***** Entries shown

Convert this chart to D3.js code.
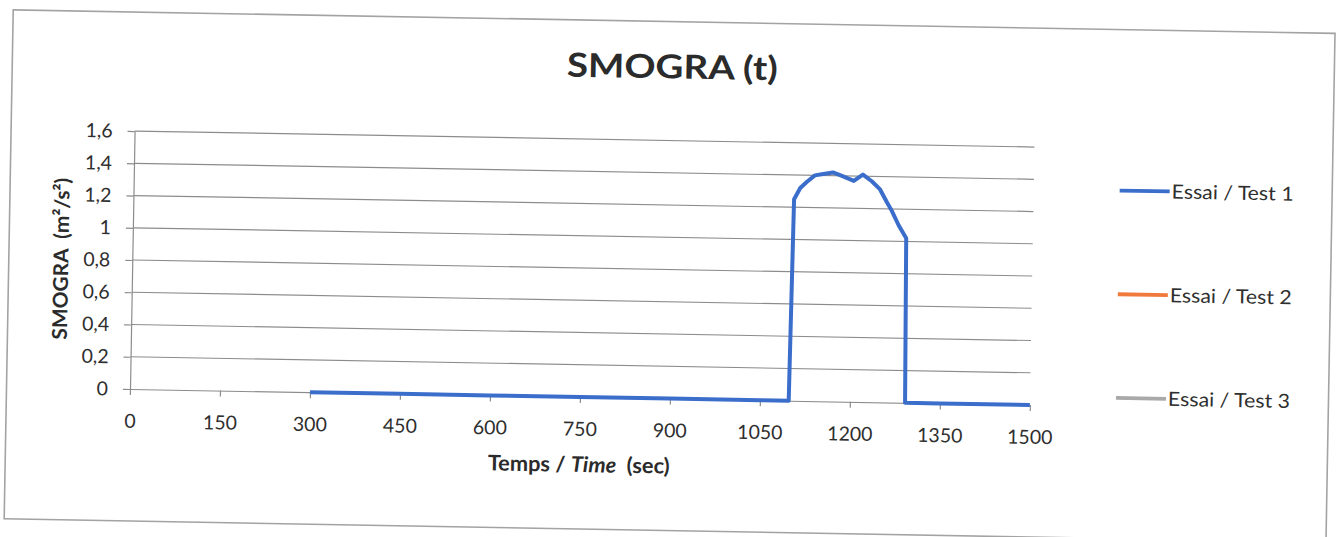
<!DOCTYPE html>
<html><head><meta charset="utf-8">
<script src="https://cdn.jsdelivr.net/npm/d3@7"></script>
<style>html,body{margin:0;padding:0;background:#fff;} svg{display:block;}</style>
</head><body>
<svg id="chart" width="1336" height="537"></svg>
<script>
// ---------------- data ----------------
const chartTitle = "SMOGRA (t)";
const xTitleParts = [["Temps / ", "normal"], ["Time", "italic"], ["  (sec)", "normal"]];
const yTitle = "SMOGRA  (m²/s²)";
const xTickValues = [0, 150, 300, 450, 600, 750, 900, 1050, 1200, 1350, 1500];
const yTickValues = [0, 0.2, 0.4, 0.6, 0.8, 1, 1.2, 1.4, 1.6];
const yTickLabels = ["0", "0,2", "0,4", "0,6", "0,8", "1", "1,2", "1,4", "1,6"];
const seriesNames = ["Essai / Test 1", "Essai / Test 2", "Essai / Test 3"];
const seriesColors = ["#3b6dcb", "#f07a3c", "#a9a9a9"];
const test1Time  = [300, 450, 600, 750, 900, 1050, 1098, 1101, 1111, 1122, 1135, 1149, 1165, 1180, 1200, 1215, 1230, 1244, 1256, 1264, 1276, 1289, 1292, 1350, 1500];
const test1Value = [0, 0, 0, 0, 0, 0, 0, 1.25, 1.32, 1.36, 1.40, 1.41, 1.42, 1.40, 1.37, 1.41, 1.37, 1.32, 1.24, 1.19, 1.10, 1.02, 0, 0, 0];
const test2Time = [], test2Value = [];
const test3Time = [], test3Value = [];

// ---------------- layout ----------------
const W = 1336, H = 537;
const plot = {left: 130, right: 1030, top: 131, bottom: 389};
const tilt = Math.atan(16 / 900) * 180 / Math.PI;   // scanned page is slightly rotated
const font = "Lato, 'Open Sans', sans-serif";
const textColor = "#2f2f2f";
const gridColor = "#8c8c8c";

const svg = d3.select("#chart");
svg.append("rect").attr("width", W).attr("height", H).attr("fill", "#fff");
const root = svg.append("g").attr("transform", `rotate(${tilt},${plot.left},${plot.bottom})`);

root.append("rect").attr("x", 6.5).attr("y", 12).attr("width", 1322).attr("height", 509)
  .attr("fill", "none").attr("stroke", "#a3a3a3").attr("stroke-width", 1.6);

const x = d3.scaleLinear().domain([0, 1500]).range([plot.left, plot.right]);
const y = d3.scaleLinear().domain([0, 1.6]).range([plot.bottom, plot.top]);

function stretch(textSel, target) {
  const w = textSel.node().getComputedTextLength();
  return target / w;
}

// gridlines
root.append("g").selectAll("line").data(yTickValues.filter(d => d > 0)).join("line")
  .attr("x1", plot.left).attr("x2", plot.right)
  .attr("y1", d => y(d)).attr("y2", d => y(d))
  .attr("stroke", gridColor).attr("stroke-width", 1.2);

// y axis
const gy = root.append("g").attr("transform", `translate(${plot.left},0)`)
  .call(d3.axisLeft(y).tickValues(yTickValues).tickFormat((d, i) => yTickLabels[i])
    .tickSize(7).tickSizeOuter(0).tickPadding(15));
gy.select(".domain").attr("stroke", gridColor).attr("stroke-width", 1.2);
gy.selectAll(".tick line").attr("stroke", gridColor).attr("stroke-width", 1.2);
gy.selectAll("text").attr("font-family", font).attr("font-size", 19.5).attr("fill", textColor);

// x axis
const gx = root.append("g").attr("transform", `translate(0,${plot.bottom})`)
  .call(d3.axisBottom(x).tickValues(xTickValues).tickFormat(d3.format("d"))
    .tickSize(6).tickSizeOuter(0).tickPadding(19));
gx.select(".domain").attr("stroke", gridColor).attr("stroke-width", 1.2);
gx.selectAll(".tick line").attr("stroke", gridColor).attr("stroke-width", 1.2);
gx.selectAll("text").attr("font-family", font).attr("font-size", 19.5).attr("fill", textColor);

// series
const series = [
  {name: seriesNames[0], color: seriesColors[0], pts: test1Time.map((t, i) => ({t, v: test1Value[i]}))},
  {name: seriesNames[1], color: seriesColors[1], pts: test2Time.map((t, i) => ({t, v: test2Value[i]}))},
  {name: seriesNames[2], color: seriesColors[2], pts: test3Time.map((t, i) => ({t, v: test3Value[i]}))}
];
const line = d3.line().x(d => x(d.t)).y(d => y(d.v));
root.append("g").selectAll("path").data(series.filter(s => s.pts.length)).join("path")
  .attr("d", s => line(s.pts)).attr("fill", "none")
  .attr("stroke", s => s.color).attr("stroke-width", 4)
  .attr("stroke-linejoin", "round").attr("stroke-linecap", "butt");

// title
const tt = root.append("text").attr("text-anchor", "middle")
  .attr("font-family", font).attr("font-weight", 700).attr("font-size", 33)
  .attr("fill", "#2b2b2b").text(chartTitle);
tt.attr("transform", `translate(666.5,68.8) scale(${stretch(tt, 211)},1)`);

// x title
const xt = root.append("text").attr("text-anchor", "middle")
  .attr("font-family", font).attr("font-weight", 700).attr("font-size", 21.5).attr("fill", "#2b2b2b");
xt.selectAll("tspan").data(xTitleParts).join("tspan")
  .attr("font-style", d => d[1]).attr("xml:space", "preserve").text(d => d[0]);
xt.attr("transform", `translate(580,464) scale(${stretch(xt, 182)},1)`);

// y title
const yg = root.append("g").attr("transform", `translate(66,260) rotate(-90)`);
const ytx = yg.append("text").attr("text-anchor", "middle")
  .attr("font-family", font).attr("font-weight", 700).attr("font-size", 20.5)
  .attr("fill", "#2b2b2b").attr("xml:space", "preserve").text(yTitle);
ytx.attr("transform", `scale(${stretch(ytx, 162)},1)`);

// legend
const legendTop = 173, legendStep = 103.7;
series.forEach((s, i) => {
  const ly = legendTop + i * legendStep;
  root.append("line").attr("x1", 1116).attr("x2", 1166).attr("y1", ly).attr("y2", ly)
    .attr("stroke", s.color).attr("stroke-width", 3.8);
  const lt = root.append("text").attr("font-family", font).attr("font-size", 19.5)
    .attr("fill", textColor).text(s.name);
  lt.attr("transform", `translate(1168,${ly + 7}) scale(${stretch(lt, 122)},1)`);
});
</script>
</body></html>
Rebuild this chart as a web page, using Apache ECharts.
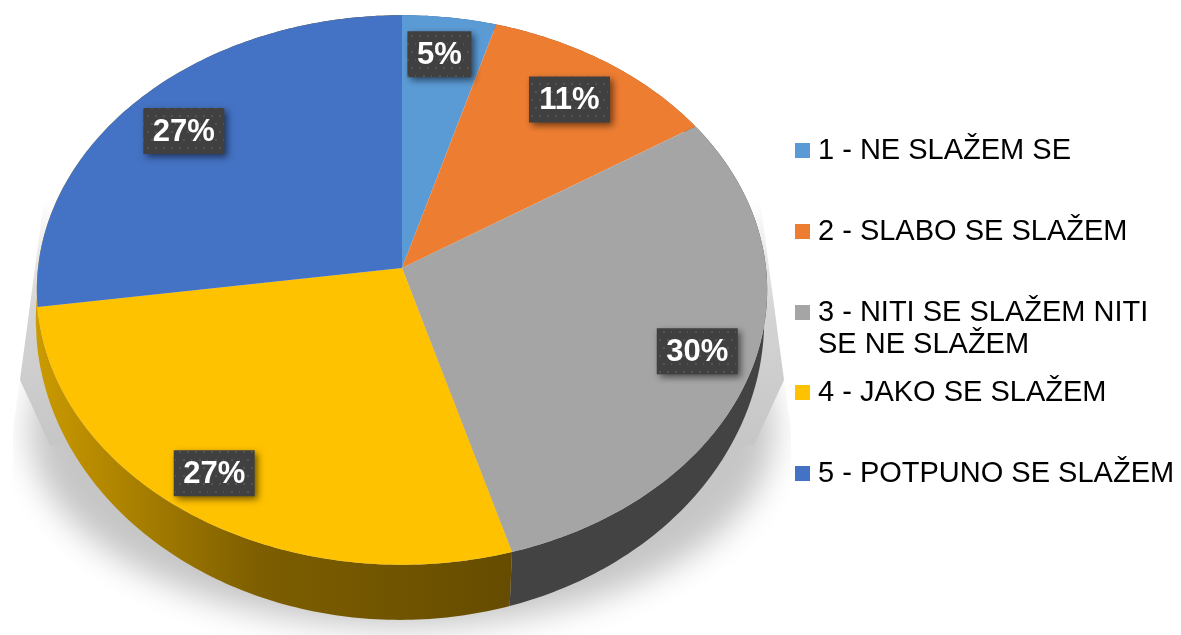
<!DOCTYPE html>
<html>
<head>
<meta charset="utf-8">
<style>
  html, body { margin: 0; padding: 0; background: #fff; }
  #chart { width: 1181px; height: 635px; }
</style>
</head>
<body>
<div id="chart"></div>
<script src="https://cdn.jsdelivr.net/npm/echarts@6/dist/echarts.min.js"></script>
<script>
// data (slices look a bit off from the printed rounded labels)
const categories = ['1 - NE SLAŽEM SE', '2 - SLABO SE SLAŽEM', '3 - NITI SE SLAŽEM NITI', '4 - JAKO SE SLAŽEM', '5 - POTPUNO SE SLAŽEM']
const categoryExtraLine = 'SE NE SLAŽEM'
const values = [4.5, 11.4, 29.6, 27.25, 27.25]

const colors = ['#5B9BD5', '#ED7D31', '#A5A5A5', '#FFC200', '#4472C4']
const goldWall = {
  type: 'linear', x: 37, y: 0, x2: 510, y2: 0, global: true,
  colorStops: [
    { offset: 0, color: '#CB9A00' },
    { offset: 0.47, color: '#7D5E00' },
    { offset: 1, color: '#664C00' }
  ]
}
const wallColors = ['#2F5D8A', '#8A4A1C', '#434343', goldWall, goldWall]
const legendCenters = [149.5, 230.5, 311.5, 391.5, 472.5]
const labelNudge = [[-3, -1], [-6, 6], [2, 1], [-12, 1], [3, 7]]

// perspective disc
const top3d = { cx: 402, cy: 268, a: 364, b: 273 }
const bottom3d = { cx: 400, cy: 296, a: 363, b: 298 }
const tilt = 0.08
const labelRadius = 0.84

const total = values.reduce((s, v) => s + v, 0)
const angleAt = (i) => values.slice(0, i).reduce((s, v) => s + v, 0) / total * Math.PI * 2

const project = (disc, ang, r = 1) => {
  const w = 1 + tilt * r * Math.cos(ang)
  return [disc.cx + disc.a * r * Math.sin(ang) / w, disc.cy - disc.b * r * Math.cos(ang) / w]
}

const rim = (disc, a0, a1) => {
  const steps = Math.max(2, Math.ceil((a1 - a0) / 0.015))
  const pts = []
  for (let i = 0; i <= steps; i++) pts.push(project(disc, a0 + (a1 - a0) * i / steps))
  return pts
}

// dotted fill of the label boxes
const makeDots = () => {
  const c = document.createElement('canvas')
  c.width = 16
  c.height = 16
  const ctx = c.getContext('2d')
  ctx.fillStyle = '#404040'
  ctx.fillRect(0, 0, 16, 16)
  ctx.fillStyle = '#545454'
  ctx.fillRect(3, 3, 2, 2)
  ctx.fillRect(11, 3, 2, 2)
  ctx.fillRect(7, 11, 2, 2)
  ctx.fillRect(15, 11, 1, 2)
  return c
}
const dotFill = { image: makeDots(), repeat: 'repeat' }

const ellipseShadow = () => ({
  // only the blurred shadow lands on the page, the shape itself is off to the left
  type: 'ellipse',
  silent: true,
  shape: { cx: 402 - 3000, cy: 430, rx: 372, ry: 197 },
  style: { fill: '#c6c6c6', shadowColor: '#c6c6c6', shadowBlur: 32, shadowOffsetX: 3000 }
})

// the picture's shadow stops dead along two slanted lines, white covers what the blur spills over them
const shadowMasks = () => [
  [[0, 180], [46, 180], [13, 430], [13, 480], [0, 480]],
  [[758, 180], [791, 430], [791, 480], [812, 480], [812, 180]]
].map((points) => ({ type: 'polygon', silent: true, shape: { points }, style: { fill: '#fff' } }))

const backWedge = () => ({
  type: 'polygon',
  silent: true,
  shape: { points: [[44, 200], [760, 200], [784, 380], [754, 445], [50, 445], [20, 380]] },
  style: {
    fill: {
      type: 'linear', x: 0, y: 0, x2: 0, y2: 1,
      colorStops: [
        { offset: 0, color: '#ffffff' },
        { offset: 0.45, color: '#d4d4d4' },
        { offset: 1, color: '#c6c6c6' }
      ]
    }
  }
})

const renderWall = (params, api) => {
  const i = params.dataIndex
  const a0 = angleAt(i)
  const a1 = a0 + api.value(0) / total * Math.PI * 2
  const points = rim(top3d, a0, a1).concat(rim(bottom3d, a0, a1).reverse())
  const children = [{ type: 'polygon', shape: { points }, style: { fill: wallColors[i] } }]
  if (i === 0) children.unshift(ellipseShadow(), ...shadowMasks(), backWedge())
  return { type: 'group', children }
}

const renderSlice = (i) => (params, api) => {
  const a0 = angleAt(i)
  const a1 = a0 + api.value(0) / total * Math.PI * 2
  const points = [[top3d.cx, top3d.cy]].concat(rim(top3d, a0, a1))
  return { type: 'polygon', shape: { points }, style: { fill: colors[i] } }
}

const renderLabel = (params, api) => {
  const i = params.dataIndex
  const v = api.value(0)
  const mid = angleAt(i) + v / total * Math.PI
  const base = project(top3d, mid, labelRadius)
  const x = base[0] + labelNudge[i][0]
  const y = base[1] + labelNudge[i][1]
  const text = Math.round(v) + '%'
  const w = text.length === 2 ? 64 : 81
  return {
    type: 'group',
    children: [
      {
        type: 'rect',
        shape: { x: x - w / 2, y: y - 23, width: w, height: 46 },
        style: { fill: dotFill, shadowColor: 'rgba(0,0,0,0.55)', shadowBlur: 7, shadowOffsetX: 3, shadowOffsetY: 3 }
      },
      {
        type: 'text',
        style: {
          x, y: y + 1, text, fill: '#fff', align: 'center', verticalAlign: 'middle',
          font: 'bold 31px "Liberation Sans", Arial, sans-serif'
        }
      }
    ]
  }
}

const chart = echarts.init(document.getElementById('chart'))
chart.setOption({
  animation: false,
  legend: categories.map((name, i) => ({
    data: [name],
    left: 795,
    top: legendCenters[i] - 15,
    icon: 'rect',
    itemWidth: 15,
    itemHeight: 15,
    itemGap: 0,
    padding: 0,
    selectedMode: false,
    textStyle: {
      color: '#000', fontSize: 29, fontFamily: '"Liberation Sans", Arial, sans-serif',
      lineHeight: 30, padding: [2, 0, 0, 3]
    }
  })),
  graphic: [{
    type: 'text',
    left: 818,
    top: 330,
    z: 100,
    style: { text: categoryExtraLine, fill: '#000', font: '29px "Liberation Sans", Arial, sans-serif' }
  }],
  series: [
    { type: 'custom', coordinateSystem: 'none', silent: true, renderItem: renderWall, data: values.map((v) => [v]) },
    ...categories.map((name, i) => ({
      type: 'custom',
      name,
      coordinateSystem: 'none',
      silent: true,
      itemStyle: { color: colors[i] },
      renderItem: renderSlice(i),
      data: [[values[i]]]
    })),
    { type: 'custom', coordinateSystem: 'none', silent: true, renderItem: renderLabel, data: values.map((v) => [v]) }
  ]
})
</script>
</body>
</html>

**********

What is expected: All lines in the data that contain the word "page" should be copied.

The output:
const tilt = Math.atan(16 / 900) * 180 / Math.PI;   // scanned page is slightly rotated
Rebuild this chart as a web page, using Apache ECharts.
  // only the blurred shadow lands on the page, the shape itself is off to the left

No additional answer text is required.